Attending to this gap in our knowledge of the built environment, the BLC field school turns towards the study of cultural landscapes as a way to interpret this neighborhood. The term cultural landscape is one that is difficult to define. We use it loosely and geographers, anthropologists, and material culture scholars understand the term in different ways. Geographer Carl Sauer in his essay “The Morphology of Landscape” defines cultural landscape as “fashioned from the natural landscape by a cultural group. Culture is the agent, the natural area is the medium, the cultural landscape the result.” Others focus on the human experience of place rather than merely studying its physical characters. Scholars such as J. B. Jackson and Kevin Lynch draw our attention to symbolic, cultural and cognitive cues in such landscapes while Dolores Hayden and Setha Low argue that understanding cultural landscapes necessitates an exploration of how we perceive those landscapes and how such practices of spectatorship may be contested.
To us, cultural landscape is phenomena materialized in space. We define cultural landscape as the materialization of a complex relationship between an individual and her larger cultural and material contexts. Cultural landscapes need not be physical, tangible and visible. Indeed, much of what we search for may be symbolic, experiential and sensorial–invisible to our eyes. And just as we make our cultural landscapes, these landscapes influence who we are.
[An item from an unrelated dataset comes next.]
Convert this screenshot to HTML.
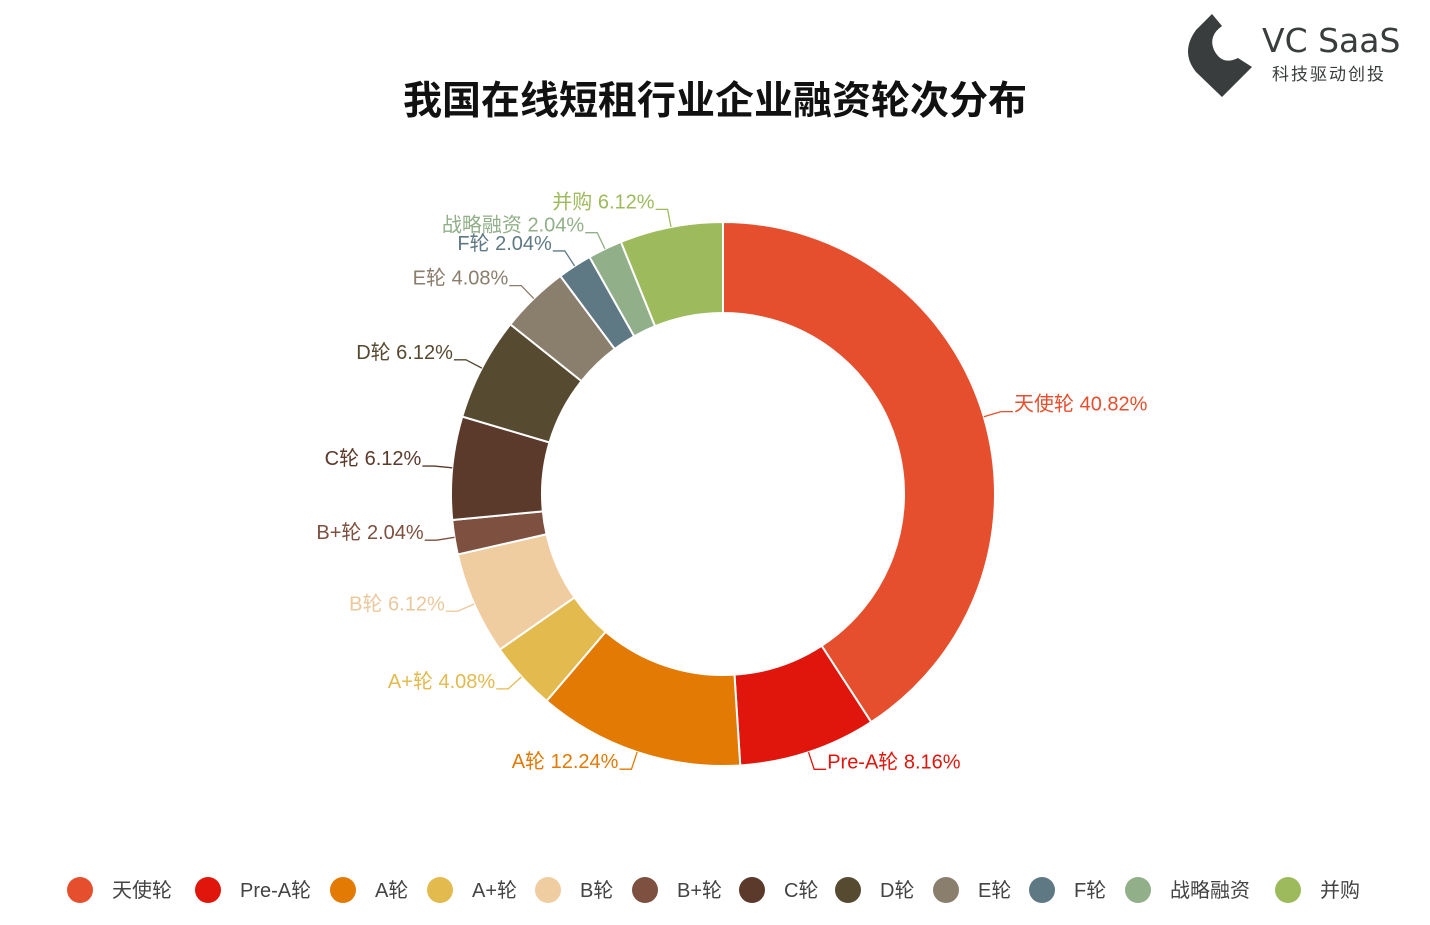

At the BLC field school we begin with vernacular architecture scholar Paul Groth’s argument that cultural landscape studies, “focus most on the history of how people have used everyday space–buildings, rooms, streets, fields, or yards–to establish their identity, articulate their social relations, and derive cultural meaning.” Groth’s emphasis on relationships challenges the often-singular focus on architectural authorship and style used by architectural historians. In this field school we explore the experiences of myriad inhabitants and underscore their role in the making of this neighborhood.